中華民國総統府

エピソード - 中華民國の政治の中枢・総統府

台湾総督府と朝鮮総督府

台北駅(車站)から南へ1キロ、「台北新公園」の西側に、中華民國の政治の中枢・総統府がある。この「総統府」は日本時代「台湾総督府」と呼ばれ、明治45年(1912)に着工し、大正8年(1919)3月に完成した。地上5階、地下1階、中央塔の高さは60メートル。戦時中に戦災を受けたが、戦後は内部を改造し、「総統府」として現在も使われている。全体がルネッサンス風の赤煉瓦造りで、正面玄関には着剣した衛兵が四六時中、立っている。総統府前は古城門のひとつである東門(景福門)に通ずる道がそのまま広場になっている。この広場で毎年、新年祝賀や双十節のような国家的行事が盛大に催される。

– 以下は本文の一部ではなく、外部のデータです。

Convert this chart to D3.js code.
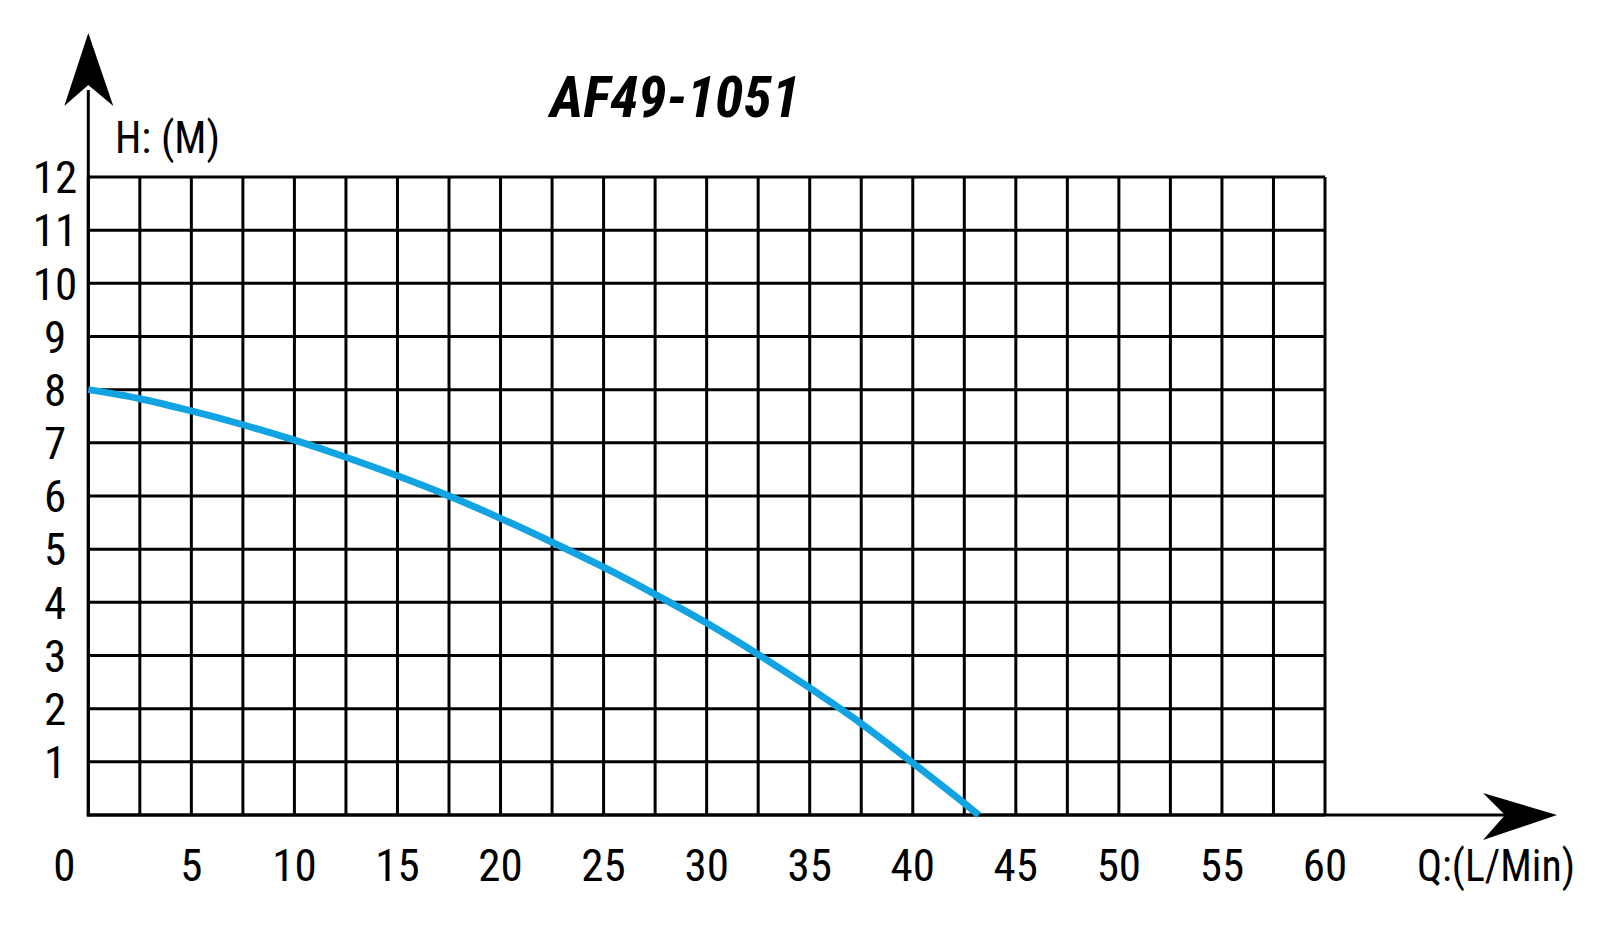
<!DOCTYPE html>
<html>
<head>
<meta charset="utf-8">
<script src="https://cdn.jsdelivr.net/npm/d3@7"></script>
<style>
  html, body { margin: 0; padding: 0; background: #fff; }
  svg { display: block; }
  text { font-family: "Liberation Sans Narrow", "Roboto Condensed", "Arial Narrow", "Liberation Sans", sans-serif; fill: #000; }
</style>
</head>
<body>
<svg id="chart" width="1600" height="929"></svg>
<script>
// ---- data ----
const title = "AF49-1051";
const yAxisLabel = "H: (M)";
const xAxisLabel = "Q:(L/Min)";
const flowQ = [0, 2.5, 5, 7.5, 10, 12.5, 15, 17.5, 20, 22.5, 25, 27.5, 30, 32.5, 35, 37.5, 40, 42.5, 43.2];
const headH = [8, 7.83, 7.60, 7.34, 7.05, 6.73, 6.38, 6.00, 5.58, 5.13, 4.66, 4.15, 3.61, 3.02, 2.39, 1.72, 0.98, 0.22, 0];
const xTicks = [0, 5, 10, 15, 20, 25, 30, 35, 40, 45, 50, 55, 60];
const yTicks = [1, 2, 3, 4, 5, 6, 7, 8, 9, 10, 11, 12];
const xGrid = d3.range(0, 60.01, 2.5);
const yGrid = d3.range(0, 12.01, 1);

// ---- layout ----
const svg = d3.select("#chart");
const x = d3.scaleLinear().domain([0, 60]).range([88.3, 1325]);
const y = d3.scaleLinear().domain([0, 12]).range([815, 177]);
const gridW = 3;

// grid
const g = svg.append("g");
g.selectAll("line.v").data(xGrid).join("line")
  .attr("x1", d => x(d)).attr("x2", d => x(d))
  .attr("y1", y(0)).attr("y2", y(12))
  .attr("stroke", "#000").attr("stroke-width", gridW);
g.selectAll("line.h").data(yGrid).join("line")
  .attr("x1", x(0)).attr("x2", x(60))
  .attr("y1", d => y(d)).attr("y2", d => y(d))
  .attr("stroke", "#000").attr("stroke-width", gridW);

// axes lines with arrows
svg.append("line").attr("x1", x(0)).attr("x2", x(0)).attr("y1", y(0) + 1.5).attr("y2", 90)
  .attr("stroke", "#000").attr("stroke-width", gridW);
svg.append("line").attr("x1", x(0) - 1.5).attr("x2", 1510).attr("y1", y(0)).attr("y2", y(0))
  .attr("stroke", "#000").attr("stroke-width", gridW);
const ax = x(0);
svg.append("path")
  .attr("d", `M${ax},33 L${ax + 25},106 L${ax},85 L${ax - 24},106 Z`)
  .attr("fill", "#000");
const ay = y(0);
svg.append("path")
  .attr("d", `M1557,${ay} L1483,${ay + 25} L1505,${ay} L1483,${ay - 22} Z`)
  .attr("fill", "#000");

// curve
const pts = flowQ.map((q, i) => [q, headH[i]]);
const line = d3.line().x(d => x(d[0])).y(d => y(d[1])).curve(d3.curveMonotoneX);
svg.append("path").datum(pts)
  .attr("d", line)
  .attr("fill", "none")
  .attr("stroke", "#12a4e2")
  .attr("stroke-width", 7);

// y tick labels
svg.selectAll("text.yt").data(yTicks).join("text")
  .attr("class", "yt")
  .attr("x", 55)
  .attr("y", d => y(d))
  .attr("dy", "0.36em")
  .attr("text-anchor", "middle")
  .attr("font-size", 45)
  .text(d => d);

// x tick labels
svg.selectAll("text.xt").data(xTicks).join("text")
  .attr("class", "xt")
  .attr("x", d => d === 0 ? x(d) - 24 : x(d))
  .attr("y", 881)
  .attr("text-anchor", "middle")
  .attr("font-size", 45)
  .text(d => d);

// axis titles
svg.append("text").attr("x", 115).attr("y", 152.7).attr("font-size", 45)
  .attr("textLength", 105).attr("lengthAdjust", "spacingAndGlyphs").text(yAxisLabel);
svg.append("text").attr("x", 1417).attr("y", 881).attr("font-size", 45)
  .attr("textLength", 158).attr("lengthAdjust", "spacingAndGlyphs").text(xAxisLabel);

// chart title
svg.append("text")
  .attr("x", 550).attr("y", 116.7)
  .attr("font-size", 58)
  .attr("font-weight", "bold")
  .attr("font-style", "italic")
  .attr("textLength", 250)
  .attr("lengthAdjust", "spacingAndGlyphs")
  .text(title);
</script>
</body>
</html>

一方、韓国のソウル(旧・京城)に「朝鮮総督府」が竣工したのは、台湾総督府に遅れること7年の大正15年(1926)であった。

台湾の場合は全体が朱色だが、朝鮮総督府は白の大理石と花崗岩で造られた白亜の5階建てで、当時としては、世界に誇る建造物であった。日本敗戦後は駐留米軍庁舎となり、その後、韓国政府の「中央庁」として使われ昭和53年(1983)からは「国立中央博物館」となっていた。ところが、その後この建物の撤去運動が起こった。これは朝鮮王朝の正門である光化門と、正殿である勤政殿を断ち切るように建てられていたからである。これこそ「日帝36年のシンボル」であり、屈辱であるとして、平成7年(1995)8月15日を期して撤去が始まった。

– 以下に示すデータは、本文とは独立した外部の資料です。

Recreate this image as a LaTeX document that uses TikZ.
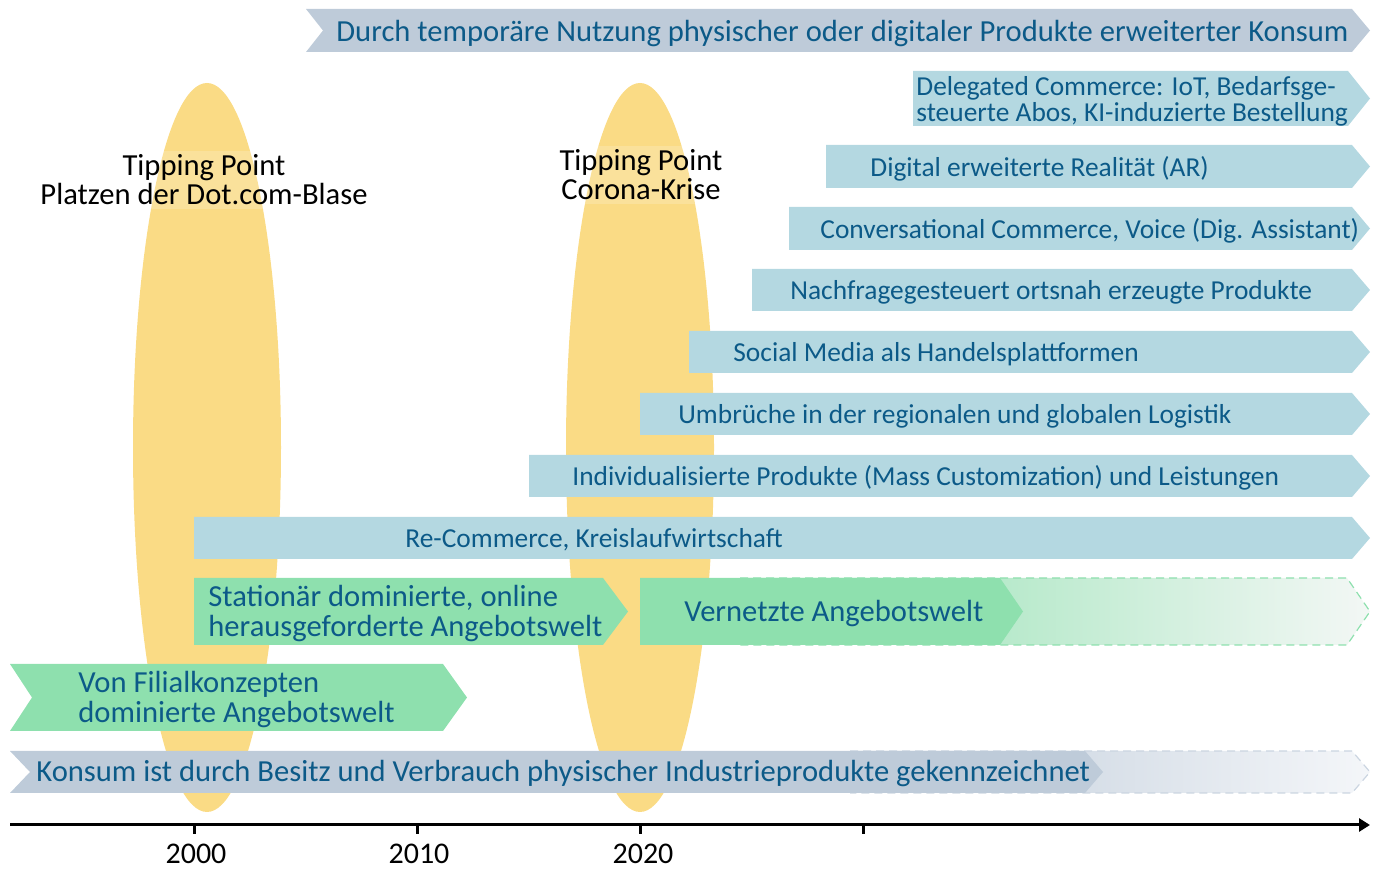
\documentclass[tikz,border=0pt]{standalone}
\usepackage{fontspec}
\setmainfont{Carlito}
\usetikzlibrary{arrows.meta}
\definecolor{bgrey}{RGB}{190,203,217}
\definecolor{bgreyfade}{RGB}{244,246,249}
\definecolor{lblue}{RGB}{180,216,225}
\definecolor{lgreen}{RGB}{142,224,174}
\definecolor{lgreenfade}{RGB}{243,247,245}
\definecolor{tblue}{RGB}{12,90,136}
\definecolor{tipyellow}{RGB}{250,219,133}
\newcommand\pentbar[6]{\fill[#1] (#2,#4) -- ({#3-#6},#4) -- (#3,{(#4+#5)/2}) -- ({#3-#6},#5) -- (#2,#5) -- cycle;}
\newcommand\chevbar[7]{\fill[#1] (#2,#4) -- ({#3-#6},#4) -- (#3,{(#4+#5)/2}) -- ({#3-#6},#5) -- (#2,#5) -- ({#2+#7},{(#4+#5)/2}) -- cycle;}
\newcommand\fadebar[8]{\shade[left color=#1,right color=#2] (#3,#5) -- ({#4-#7},#5) -- (#4,{(#5+#6)/2}) -- ({#4-#7},#6) -- (#3,#6) -- cycle;
 \draw[#8,dashed,line width=0.6pt,dash pattern=on 4pt off 2.5pt] (#3,#5) -- ({#4-#7},#5) -- (#4,{(#5+#6)/2}) -- ({#4-#7},#6) -- (#3,#6);}
\begin{document}
\begin{tikzpicture}[x=0.5pt,y=-0.5pt,
  bartext/.style={text=tblue,font=\fontsize{13.7pt}{13.7pt}\selectfont,anchor=west,inner sep=0pt},
  bigtext/.style={text=tblue,font=\fontsize{15.3pt}{15pt}\selectfont,anchor=west,inner sep=0pt,align=left},
  tiptext/.style={text=black,font=\fontsize{15.3pt}{14.5pt}\selectfont,align=center,fill=white,fill opacity=0.18,text opacity=1,inner sep=2pt},
  yeartext/.style={text=black,font=\fontsize{15pt}{15pt}\selectfont,inner sep=0pt,anchor=base}]
\useasboundingbox (0,0) rectangle (1378,870);
% tipping point ellipses
\fill[tipyellow] (207,447.5) ellipse [x radius=74, y radius=364.5];
\fill[tipyellow] (640,447.5) ellipse [x radius=74, y radius=364.5];
\node[tiptext] (tip1) at (204,180) {Tipping Point\\Platzen der Dot.com-Blase};
\node[tiptext] (tip2) at (641,175) {Tipping Point\\Corona-Krise};
% top bar
\chevbar{bgrey}{306}{1370}{9}{52}{18}{17}
\node[bigtext] (durch) at (336,34) {Durch temporäre Nutzung physischer oder digitaler Produkte erweiterter Konsum};
% light blue bars
\pentbar{lblue}{913}{1370}{71}{126}{22}
\node[bartext,align=left,font=\fontsize{13.7pt}{13pt}\selectfont] (deleg) at (916,101) {Delegated Commerce: IoT, Bedarfsge-\\steuerte Abos, KI-induzierte Bestellung};
\pentbar{lblue}{826}{1370}{145}{188}{18}
\node[bartext] (ar) at (870,169) {Digital erweiterte Realität (AR)};
\pentbar{lblue}{789}{1370}{207}{250}{18}
\node[bartext] (conv) at (820,231) {Conversational Commerce, Voice (Dig. Assistant)};
\pentbar{lblue}{752}{1370}{269}{311}{18}
\node[bartext] (nach) at (790,292) {Nachfragegesteuert ortsnah erzeugte Produkte};
\pentbar{lblue}{689}{1370}{331}{373}{18}
\node[bartext] (social) at (733,354) {Social Media als Handelsplattformen};
\pentbar{lblue}{640}{1370}{393}{435}{18}
\node[bartext] (umbr) at (678,416) {Umbrüche in der regionalen und globalen Logistik};
\pentbar{lblue}{529}{1370}{455}{497}{18}
\node[bartext] (indiv) at (572,478) {Individualisierte Produkte (Mass Customization) und Leistungen};
\pentbar{lblue}{194}{1370}{517}{559}{18}
\node[bartext] (recom) at (405,540) {Re-Commerce, Kreislaufwirtschaft};
% green bars
\pentbar{lgreen}{194}{628}{578}{645}{25}
\node[bigtext] (stat) at (208,614) {Stationär dominierte, online\\herausgeforderte Angebotswelt};
\fadebar{lgreen}{lgreenfade}{740}{1370}{578}{645}{23}{lgreen}
\pentbar{lgreen}{640}{1023}{578}{645}{23}
\node[bigtext] (vern) at (684,614) {Vernetzte Angebotswelt};
\chevbar{lgreen}{10}{467}{664}{731}{24}{22}
\node[bigtext] (filial) at (78,700) {Von Filialkonzepten\\dominierte Angebotswelt};
% bottom grey bar
\fadebar{bgrey}{bgreyfade}{850}{1370}{751}{793}{18}{bgrey!80}
\chevbar{bgrey}{10}{1103}{751}{793}{18}{20}
\node[bigtext] (konsum) at (36,774) {Konsum ist durch Besitz und Verbrauch physischer Industrieprodukte gekennzeichnet};
% axis
\coordinate (axstart) at (10,825);
\coordinate (axend) at (1370,825);
\draw[line width=1.5pt,-{Triangle[length=5.5pt,width=6.5pt]}] (axstart) -- (axend);
\foreach \xx/\nm in {194/t2000,417/t2010,640/t2020,863/t2030}{
  \coordinate (\nm) at (\xx,825);
  \draw[line width=1.5pt] (\nm) -- ++(0,9);
}
\node[yeartext] (y2000) at (196,864) {2000};
\node[yeartext] (y2010) at (419,864) {2010};
\node[yeartext] (y2020) at (643,864) {2020};
\end{tikzpicture}
\end{document}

それに対して台湾では旧総督府建物がそのまま使われており、日本時代の建物は台北市のみならず各地に現在も多く残っている。同じ平成7年(1995) 7月には、台北市はこの建物を政府が管理・保存の責任を負う国宝級の「第1級古蹟」に挙げ、政府に申請した。韓国が「日帝36年」というなら台湾は「日帝50年」である。しかし、台湾では「帝国主義」とか「植民地主義」などという左翼イデオロギー用語は使わない。これらの言葉には確定した定義がないから誤解を生む。台湾の人々は「日本領台50年」とか「日本時代」という人が多い。